WHAT IS ASKED ▸ Search the material below for the string "with" and list each line that holds it.
------------------------
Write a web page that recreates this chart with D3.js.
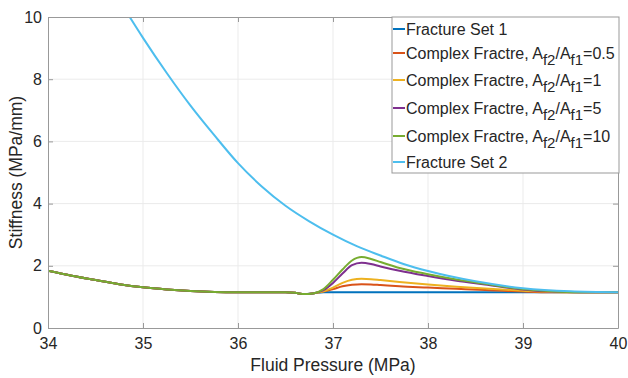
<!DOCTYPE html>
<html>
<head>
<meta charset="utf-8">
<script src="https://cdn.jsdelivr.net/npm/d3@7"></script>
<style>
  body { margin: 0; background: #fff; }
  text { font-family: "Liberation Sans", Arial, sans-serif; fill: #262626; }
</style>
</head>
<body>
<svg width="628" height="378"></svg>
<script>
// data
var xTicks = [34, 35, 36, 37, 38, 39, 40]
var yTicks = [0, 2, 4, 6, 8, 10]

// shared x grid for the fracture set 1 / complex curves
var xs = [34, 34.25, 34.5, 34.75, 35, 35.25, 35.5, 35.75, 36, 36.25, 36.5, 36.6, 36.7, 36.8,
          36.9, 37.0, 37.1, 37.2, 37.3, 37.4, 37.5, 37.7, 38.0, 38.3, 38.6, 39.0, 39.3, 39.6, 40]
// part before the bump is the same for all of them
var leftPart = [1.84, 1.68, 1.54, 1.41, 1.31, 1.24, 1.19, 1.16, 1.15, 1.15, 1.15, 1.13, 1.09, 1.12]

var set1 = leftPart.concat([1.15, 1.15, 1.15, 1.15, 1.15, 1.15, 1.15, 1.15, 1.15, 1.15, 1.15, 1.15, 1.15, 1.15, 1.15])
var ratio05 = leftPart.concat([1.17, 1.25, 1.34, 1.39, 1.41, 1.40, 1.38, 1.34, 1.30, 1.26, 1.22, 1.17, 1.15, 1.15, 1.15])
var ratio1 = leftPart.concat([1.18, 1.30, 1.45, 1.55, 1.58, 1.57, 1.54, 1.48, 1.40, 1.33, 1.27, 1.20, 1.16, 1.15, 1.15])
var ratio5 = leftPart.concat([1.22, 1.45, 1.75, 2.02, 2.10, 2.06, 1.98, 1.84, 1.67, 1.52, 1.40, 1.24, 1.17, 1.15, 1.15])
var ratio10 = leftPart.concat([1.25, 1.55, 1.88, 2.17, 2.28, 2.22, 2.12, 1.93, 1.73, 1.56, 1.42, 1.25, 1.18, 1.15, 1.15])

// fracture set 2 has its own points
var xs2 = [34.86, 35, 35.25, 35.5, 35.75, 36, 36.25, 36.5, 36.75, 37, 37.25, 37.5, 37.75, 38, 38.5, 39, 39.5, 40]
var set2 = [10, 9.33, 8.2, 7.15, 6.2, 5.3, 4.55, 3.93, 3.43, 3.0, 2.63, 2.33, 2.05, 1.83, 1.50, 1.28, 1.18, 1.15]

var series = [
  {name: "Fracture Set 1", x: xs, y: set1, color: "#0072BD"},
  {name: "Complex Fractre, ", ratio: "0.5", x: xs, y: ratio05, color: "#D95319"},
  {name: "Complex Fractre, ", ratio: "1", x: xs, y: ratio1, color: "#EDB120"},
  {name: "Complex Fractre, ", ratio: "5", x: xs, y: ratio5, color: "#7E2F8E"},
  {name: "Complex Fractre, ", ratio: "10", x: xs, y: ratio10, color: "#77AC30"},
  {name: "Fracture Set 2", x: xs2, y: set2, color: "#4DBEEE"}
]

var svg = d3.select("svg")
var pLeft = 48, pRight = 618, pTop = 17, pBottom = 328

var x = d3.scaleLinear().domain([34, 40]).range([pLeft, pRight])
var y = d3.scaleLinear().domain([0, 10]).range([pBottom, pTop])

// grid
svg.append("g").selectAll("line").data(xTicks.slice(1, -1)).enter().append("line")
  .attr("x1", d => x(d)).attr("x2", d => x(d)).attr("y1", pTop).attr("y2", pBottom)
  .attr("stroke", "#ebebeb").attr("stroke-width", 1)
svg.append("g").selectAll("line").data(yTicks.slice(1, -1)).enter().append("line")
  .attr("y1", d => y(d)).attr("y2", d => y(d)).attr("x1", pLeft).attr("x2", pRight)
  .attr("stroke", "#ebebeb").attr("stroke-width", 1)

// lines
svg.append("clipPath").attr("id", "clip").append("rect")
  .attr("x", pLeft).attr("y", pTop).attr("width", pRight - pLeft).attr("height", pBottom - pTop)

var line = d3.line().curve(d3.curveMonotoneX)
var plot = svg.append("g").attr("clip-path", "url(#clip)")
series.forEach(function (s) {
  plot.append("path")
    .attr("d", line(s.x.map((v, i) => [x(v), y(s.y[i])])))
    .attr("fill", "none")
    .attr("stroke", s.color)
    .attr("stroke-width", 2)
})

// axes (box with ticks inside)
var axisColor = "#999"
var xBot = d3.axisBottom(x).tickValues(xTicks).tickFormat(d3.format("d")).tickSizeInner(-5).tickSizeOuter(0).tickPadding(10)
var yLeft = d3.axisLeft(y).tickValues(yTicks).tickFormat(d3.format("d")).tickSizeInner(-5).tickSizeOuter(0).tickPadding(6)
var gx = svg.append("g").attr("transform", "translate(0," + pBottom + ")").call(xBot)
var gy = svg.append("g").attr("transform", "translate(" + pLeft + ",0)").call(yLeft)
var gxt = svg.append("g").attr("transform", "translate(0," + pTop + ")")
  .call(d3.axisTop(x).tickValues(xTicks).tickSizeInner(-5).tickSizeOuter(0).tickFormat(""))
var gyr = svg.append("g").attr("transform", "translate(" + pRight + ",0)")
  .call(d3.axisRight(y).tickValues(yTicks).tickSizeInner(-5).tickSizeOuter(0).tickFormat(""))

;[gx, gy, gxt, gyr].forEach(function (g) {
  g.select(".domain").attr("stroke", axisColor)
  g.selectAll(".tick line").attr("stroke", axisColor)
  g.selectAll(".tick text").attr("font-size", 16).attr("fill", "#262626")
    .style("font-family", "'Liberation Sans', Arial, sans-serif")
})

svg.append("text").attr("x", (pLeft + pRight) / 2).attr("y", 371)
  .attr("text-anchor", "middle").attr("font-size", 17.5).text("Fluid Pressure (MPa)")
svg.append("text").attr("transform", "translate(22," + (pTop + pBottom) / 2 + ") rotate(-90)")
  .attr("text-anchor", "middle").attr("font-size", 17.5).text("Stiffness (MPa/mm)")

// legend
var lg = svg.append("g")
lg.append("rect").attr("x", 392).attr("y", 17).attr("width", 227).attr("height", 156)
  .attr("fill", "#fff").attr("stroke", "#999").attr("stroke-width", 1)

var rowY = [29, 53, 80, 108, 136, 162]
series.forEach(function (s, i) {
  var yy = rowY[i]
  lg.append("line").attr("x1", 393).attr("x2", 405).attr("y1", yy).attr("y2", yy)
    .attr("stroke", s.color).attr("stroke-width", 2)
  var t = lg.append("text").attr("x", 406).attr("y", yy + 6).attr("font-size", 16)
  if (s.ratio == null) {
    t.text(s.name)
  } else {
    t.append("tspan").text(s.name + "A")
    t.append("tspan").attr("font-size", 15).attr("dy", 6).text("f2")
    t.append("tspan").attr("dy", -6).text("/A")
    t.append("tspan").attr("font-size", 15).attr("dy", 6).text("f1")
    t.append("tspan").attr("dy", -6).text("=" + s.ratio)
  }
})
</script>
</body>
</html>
------------------------
RESPONSE TO THIS TASK ▸
Write a web page that recreates this chart with D3.js.
// axes (box with ticks inside)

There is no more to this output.